His batting average and on-base percentage were back to where they were in 2021, but he drove his slugging into hyperdrive. He played at a 50-home run pace for the first time as a Yankee and turned in a .321 ISO, his best since 2017. His expected stats were great, his bat speed and exit velo were spectacular as always, he put up his lowest chase rate as a Yankee, and, for a guy that apparently can’t open a bag of chips due to the pain in his elbows, he was extremely reliable. His last 61 games after a slow start? He slashed .287/.358/.672 with 23 home runs (61 HR pace).
But there was one other small victory for Stanton in 2025. While he missed half the season with his double tennis elbow, he did not suffer a lower-body soft-tissue injury in 2025. After a mountain of hamstring, oblique, calf, quad, and knee injuries in the previous six seasons, his lower body was completely healthy in 2025 for the first time since 2018. He was even healthy enough to play an emergency right field when Aaron Judge needed to take his spot at DH due to a flexor strain.
For these two things to happen at age 35 is extremely encouraging, but not necessarily a sign of things to come.
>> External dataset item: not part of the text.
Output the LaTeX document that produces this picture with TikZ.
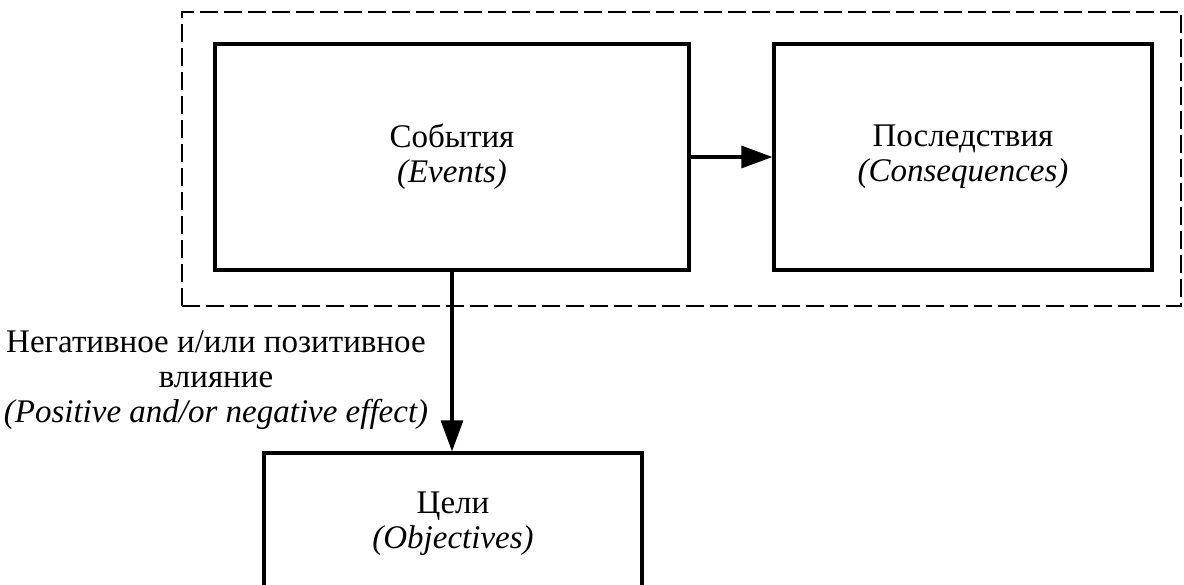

With Stanton’s elbows, it seems to be a pain management issue and, considering he’s apparently been playing through this pain for a long time now and continues to swing the fastest bat in the game, I think it’s more likely that if he misses prolonged time in 2026, it’ll be for the same reasons as he did from 2019-24.
Aside from the power, what we do know we will get from Stanton in 2026 is leadership. Judge is the captain, but he’s been a “lead by example” captain. Stanton has taken the role of being a vocal leader for the last several years, often speaking to the team during its summer swoons and truly embodying what it means to be a Yankee.
This was a place he wanted to be when the Marlins went shopping him in 2017, and he hasn’t taken the pinstripes for granted. He’s been the team’s best and most consistent playoff performer since coming on board, even if he was uncharacteristically poor in 2025. He’s said many times that he believes his career and his legacy are incomplete without a ring, even if it might not be a box he has to check to get to Cooperstown. He understands that, to be a star on the New York Yankees and not contribute to a World Series championship, your legacy is incomplete.
If 2025 is the year the Yankees get over the hump, Stanton will be right in the middle of it, entrenched as the team’s designated hitter that provides a tremendous amount of thump to one of the league’s premier offenses. With an ALCS MVP already under his belt, a World Series run with another Stantonian performance could entrench him as a Yankee legend, but he’s running out of playoff runs to do it.